0
votes

I am looking for an answer regarding report data storage concept in Power BI.

I have published 3 reports to Power BI service (cloud):

  1. Report1 with Excel source

  2. Report2 with onpremise Sql server source

  3. Report3 with azure sql source

Around 200 users in my organization will be accessing these reports. I want to understand whether:

  1. The first time a particular report is accessed, will the data be fetched from the source and shown in the report or will it be stored to some cloud location from where the data will go to the report?

  2. Suppose a user opens a report that was already viewed by another user, then will the data be fetched from the source again or is there any concept of cross user shared cache?

  3. Suppose a user opens the report for the 2nd time (example: after having already accessed it, suppose user refreshes the web page), will the data will be fetched again? Or is there any concept of shared cache?

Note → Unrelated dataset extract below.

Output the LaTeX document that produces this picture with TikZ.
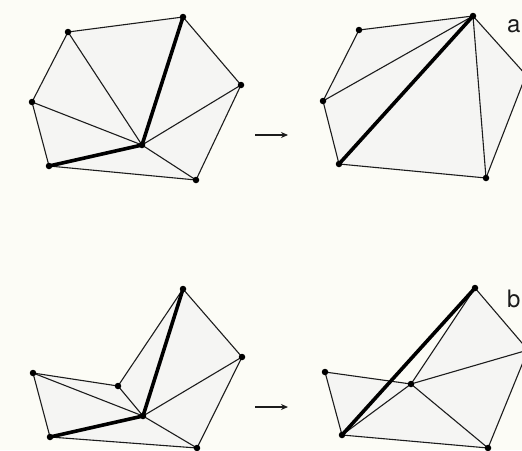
\documentclass[tikz,border=0pt]{standalone}
\usepackage{fontspec}
\setmainfont{TeX Gyre Heros}
\usetikzlibrary{arrows.meta}
\definecolor{bgc}{RGB}{252,252,246}
\definecolor{fillc}{RGB}{245,245,243}
\definecolor{inkc}{RGB}{28,28,28}
\begin{document}
\begin{tikzpicture}[x=1pt,y=-1pt,
  edge/.style={draw=inkc,line width=1.1pt},
  thickedge/.style={draw=black,line width=3.6pt,line cap=round},
  dot/.style={circle,fill=black,inner sep=0pt,minimum size=6.5pt},
  poly/.style={fill=fillc},
  flip/.style={draw=inkc,line width=1.3pt,-{Stealth[length=7pt,width=6pt]}},
  lab/.style={inner sep=0pt,anchor=base west,font=\fontsize{24}{24}\selectfont,text=inkc}]
\useasboundingbox (0,0) rectangle (522,450);
\clip (0,0) rectangle (522,450);
\fill[bgc] (0,0) rectangle (522,450);
% ---------- top left ----------
\coordinate (A) at (68,32);
\coordinate (B) at (183,17);
\coordinate (C) at (241,85);
\coordinate (D) at (32,102);
\coordinate (E) at (142,145);
\coordinate (F) at (49,166);
\coordinate (G) at (196,180);
\fill[poly] (A)--(B)--(C)--(G)--(F)--(D)--cycle;
\draw[edge] (A)--(B)--(C)--(G)--(F)--(D)--cycle;
\draw[edge] (A)--(E) (C)--(E) (D)--(E) (G)--(E);
\draw[thickedge] (B)--(E)--(F);
\foreach \p in {A,B,C,D,E,F,G} \node[dot] (dot1\p) at (\p) {};
% ---------- top right ----------
\coordinate (A2) at (359,30);
\coordinate (B2) at (473,16);
\coordinate (C2) at (526,75);
\coordinate (D2) at (323,101);
\coordinate (F2) at (339,164);
\coordinate (G2) at (486,178);
\fill[poly] (A2)--(B2)--(C2)--(G2)--(F2)--(D2)--cycle;
\draw[edge] (A2)--(B2)--(C2)--(G2)--(F2)--(D2)--cycle;
\draw[edge] (D2)--(B2) (G2)--(B2);
\draw[thickedge] (F2)--(B2);
\foreach \p in {A2,B2,C2,D2,F2,G2} \node[dot] (dot2\p) at (\p) {};
\node[lab] (la) at (507,32) {a};
% top arrow
\coordinate (ta1) at (255,135);
\coordinate (ta2) at (288,135);
\draw[flip] (ta1)--(ta2);
% ---------- bottom left ----------
\coordinate (P1) at (183,289);
\coordinate (P2) at (242,357);
\coordinate (P3) at (33,373);
\coordinate (P4) at (118,386);
\coordinate (PE) at (143,416);
\coordinate (PF) at (50,437);
\coordinate (PG) at (197,448);
\fill[poly] (P1)--(P2)--(PG)--(PF)--(P3)--(P4)--cycle;
\draw[edge] (P1)--(P2)--(PG)--(PF)--(P3)--(P4)--cycle;
\draw[edge] (P2)--(PE) (PG)--(PE) (P3)--(PE) (P4)--(PE);
\draw[thickedge] (P1)--(PE)--(PF);
\foreach \p in {P1,P2,P3,P4,PE,PF,PG} \node[dot] (dot3\p) at (\p) {};
% ---------- bottom right ----------
\coordinate (Q1) at (475,288);
\coordinate (Q2) at (528,350);
\coordinate (Q3) at (325,372);
\coordinate (Q4) at (411,384);
\coordinate (QF) at (342,435);
\coordinate (QG) at (488,448);
\fill[poly] (Q1)--(Q2)--(QG)--(QF)--(Q3)--(Q4)--cycle;
\draw[edge] (Q1)--(Q2)--(QG)--(QF)--(Q3)--(Q4)--cycle;
\draw[edge] (Q4)--(QF) (Q4)--(QG) (Q4)--(Q2);
\draw[thickedge] (QF)--(Q1);
\foreach \p in {Q1,Q2,Q3,Q4,QF,QG} \node[dot] (dot4\p) at (\p) {};
\node[lab] (lb) at (507,307) {b};
% bottom arrow
\coordinate (ba1) at (255,407);
\coordinate (ba2) at (288,407);
\draw[flip] (ba1)--(ba2);
\end{tikzpicture}
\end{document}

  4. Does the answer to any of the above change if I had used the Power BI reporting server (onpremise) and deployed the report on the PBRS?

1

1 Answers

1
votes

With the service, you typically upload a PBIX, which contains the report pages and all of the underlying data. Unless you set up a data gateway to accommodate DirectQueries and/or scheduled refreshes, the cloud service does not access your original data sources at all. With a scheduled refresh, it only accesses the original data during the refresh. A DirectQuery connection does access a server "live" but has many limitations.

  1. The data is fetched when you load it into your Power BI desktop application and then loaded into the cloud when you publish the report to a workspace. Once it's there, the data shown to the user is fetched from the cloud copy, not the original data source.

  2. Same answer as above regarding where the data is fetched from (the cloud copy). I don't believe there is shared cache between users but rather each user has some temporary caching individually. This type of caching saves the calculation results (computed on the underlying data) that are needed to populate the report visuals.

  3. There is some caching done temporarily so that if a user switches among slicer combinations to one previously chosen you may see much quicker loading than when selecting a new configuration since it cached the results and doesn't need to recompute them. As far as I understand, this kind of caching is short-lived and not shared among users. Remember, this type of cache is not the same as the underlying data in the cloud copy of the PBIX.

  4. I've not used an on-premise server, but I would expect the behavior to be similar with the exception that the service is on the local server instead of a could server somewhere else.

The upshot is that traffic in the service is separated from the requests to the original source data (assuming no DirectQuery connections). Those original sources are only accessed during data refreshes, which are independent of end-user actions (under the same assumption).